Covid stress manageable, legacy bad loans taken care of: SBI chief Khara

MUMBAI: Newly appointed chairman of State Bank of India, Dinesh Khara, has said that the Covid-related stress on the borrowers of the country’s largest bank is manageable and there is not much visibility on clients seeking restructuring. He, however, said that SBI would continue with its tradition of making upfront provisions for stressed loan accounts.
Addressing the media for the first time after taking charge, Khara said he was proud to be part of the bank and humbled with the appointment. He listed his priorities to include health of employees & customers, maintaining asset quality and generating value for all stakeholders. “The bank has embarked on a journey of digital distribution and is increasingly leveraging digital and analytical capabilities and will continue this journey,” said Khara.
Speaking on the likelihood of bad loans rising in the wake of the Covid pandemic, Khara said the bank has fully provided for all its legacy loans. “Right now, we do not have a visibility on the cases that will need to undergo restructuring because of Covid. Overall, we are not envisaging this as a concern,” said Khara. He added that one of the indicators of stress was the change in cash flows into large corporate accounts and the bank has been monitoring these during the lockdown. “While I would not say everything is hunky dory, what is seen is manageable,” he said.

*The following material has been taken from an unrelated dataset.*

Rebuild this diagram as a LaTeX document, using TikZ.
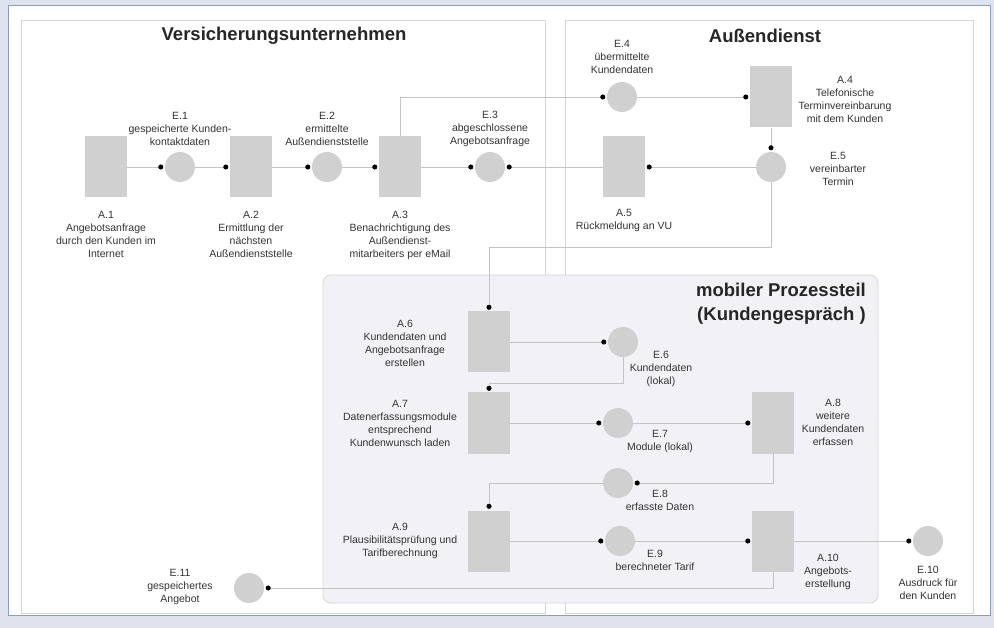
\documentclass[tikz,border=0pt]{standalone}
\usepackage{fontspec}
\setmainfont{Liberation Sans}
\usetikzlibrary{arrows.meta}
\definecolor{frameBlue}{HTML}{8A9CC0}
\definecolor{outerBlue}{HTML}{DFE3EE}
\definecolor{boxGrey}{HTML}{D0D0D0}
\definecolor{flowGrey}{HTML}{C4C4C4}
\definecolor{laneGrey}{HTML}{D6D6D6}
\definecolor{mobileFill}{HTML}{F2F1F6}

\begin{document}
\begin{tikzpicture}
[x=1pt,y=-1pt,
  taskDecorate/.style={shape=rectangle,fill=boxGrey,minimum width=42pt,minimum height=61pt,inner sep=0pt},
  eventDecorate/.style={shape=circle,fill=boxGrey,minimum size=30pt,inner sep=0pt},
  textDecorate/.style={align=center,font=\fontsize{10.5}{13}\selectfont,text=black!80,inner sep=0pt},
  titleDecorate/.style={font=\fontsize{18.5}{24}\selectfont\bfseries,text=black!85,inner sep=0pt},
  flowDecorate/.style={draw=flowGrey,line width=0.8pt,shorten >=1.5pt,-{Circle[length=5pt,color=black,fill=black]}},
  laneDecorate/.style={draw=laneGrey,line width=0.8pt}]
\fill[outerBlue] (0,0) rectangle (994,628);
\useasboundingbox (0,0) rectangle (994,628);
\draw[frameBlue,fill=white,line width=1pt] (8,6) rectangle (990,615);
%% lanes
\draw[laneDecorate] (21,20) rectangle (545,613);
\draw[laneDecorate] (565,20) rectangle (973,613);
\draw[laneDecorate,fill=mobileFill,rounded corners=8pt] (323,275) rectangle (878,603);
\node[titleDecorate] (vuTitle) at (284,36) {Versicherungsunternehmen};
\node[titleDecorate] (adTitle) at (765,36) {Außendienst};
\node[titleDecorate,align=right,anchor=east] (mobTitle) at (866,304) {mobiler Prozessteil\\(Kundengespräch )};
%% activities
\foreach \nodename/\x/\y in {
  A1/106/167, A2/251/167, A3/400/167, A5/624/167, A4/771/97,
  A6/489/342, A7/489/423, A8/773/423, A9/489/541, A10/773/541}
{
  \node (\nodename) at (\x,\y) [taskDecorate] {};
}
%% events
\foreach \nodename/\x/\y in {
  E1/180/167, E2/327/167, E3/490/167, E4/622/97, E5/771/167,
  E6/623/342, E7/618/423, E8/618/483, E9/620/541, E10/928/541,
  E11/249/588}
{
  \node (\nodename) at (\x,\y) [eventDecorate] {};
}
%% texts
\foreach \nodename/\x/\y/\txt in {
  A1l/106/234/{A.1\\Angebotsanfrage\\durch den Kunden im\\Internet},
  A2l/251/234/{A.2\\Ermittlung der\\nächsten\\Außendienststelle},
  A3l/400/235/{A.3\\Benachrichtigung des\\Außendienst-\\mitarbeiters per eMail},
  A5l/624/220/{A.5\\Rückmeldung an VU},
  E1l/180/129/{E.1\\gespeicherte Kunden-\\kontaktdaten},
  E2l/327/129/{E.2\\ermittelte\\Außendienststelle},
  E3l/490/129/{E.3\\abgeschlossene\\Angebotsanfrage},
  E4l/622/57/{E.4\\übermittelte\\Kundendaten},
  A4l/845/99/{A.4\\Telefonische\\Terminvereinbarung\\mit dem Kunden},
  E5l/838/169/{E.5\\vereinbarter\\Termin},
  A6l/405/343/{A.6\\Kundendaten und\\Angebotsanfrage\\erstellen},
  A7l/400/423/{A.7\\Datenerfassungsmodule\\entsprechend\\Kundenwunsch laden},
  E6l/661/369/{E.6\\Kundendaten\\(lokal)},
  E7l/660/441/{E.7\\Module (lokal)},
  A8l/833/422/{A.8\\weitere\\Kundendaten\\erfassen},
  E8l/660/500/{E.8\\erfasste Daten},
  A9l/400/541/{A.9\\Plausibilitätsprüfung und\\Tarifberechnung},
  E9l/655/560/{E.9\\berechneter Tarif},
  A10l/828/572/{A.10\\Angebots-\\erstellung},
  E10l/928/583/{E.10\\Ausdruck für\\den Kunden},
  E11l/180/587/{E.11\\gespeichertes\\Angebot}}
{
  \node (\nodename) at (\x,\y) [textDecorate] {\txt};
}
%% flows
\path
\foreach \startnode/\endnode in {
  A1/E1, E1/A2, A2/E2, E2/A3, A3/E3, A5/E3, E5/A5, E4/A4, A4/E5,
  A6/E6, A7/E7, E7/A8, A9/E9, E9/A10, A10/E10}
{
  (\startnode) edge[flowDecorate] (\endnode)
};
\draw[flowDecorate] (A3.north) |- (E4.west);
\draw[flowDecorate] (E5.south) -- (E5.south |- 0,247) -| (A6.north);
\draw[flowDecorate] (E6.south) -- (E6.south |- 0,383) -| (A7.north);
\draw[flowDecorate] (A8.south) |- (E8.east);
\draw[flowDecorate] (E8.west) -| (A9.north);
\draw[flowDecorate] (A10.south) |- (E11.east);
\end{tikzpicture}
\end{document}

Khara said the bank had raised subordinated debt and was not planning to immediately raise equity capital. “Our capital adequacy is sufficient. We will reach out for equity capital-raising as and when we see building up of assets,” said Khara. At the same time, he pointed out that while there was good growth in retail, corporates were moving away from credit market to the bond markets to raise funds. Responding to a query on business recovery, Khara said that while there was an improvement, the business was still 70-80% of pre-Covid levels. On growth, Khara said SBI had a market share of 23%, which was significant given the economy’s size. He said that while the bank would grow, the focus would be on asset quality and net interest margins. Pointing out that SBI’s price-to-book value was only 0.3 times, he said that any CEO would like to see an improved valuation. He, however, ruled out any immediate value-unlocking by listing any of the subsidiaries — SBI General Insurance or SBI Mutual Fund.
From all indications, the new leadership is unlikely to result in a change in the overall strategy and digitisation for the bank. “The bank has embarked on a journey of digital distribution and is increasingly leveraging digital and analytical capabilities and will continue this journey,” said Khara. He also reaffirmed the bank’s intention of pursuing a licence for setting up a new umbrella entity (NUE) in the payment space where the RBI had called for applications. “We are leaders in the payment system and we are seriously considering setting up an NUE,” he said.
On the need for a bad bank to take over legacy bad loans and clean up books of banks, Khara said that various options were being looked at by lenders including a bad bank and asset reconstruction company. “The central concept behind al these options is an aggregation of stressed loans, which are currently distributed (among various banks) and we have to see which is the best way,” said Khara.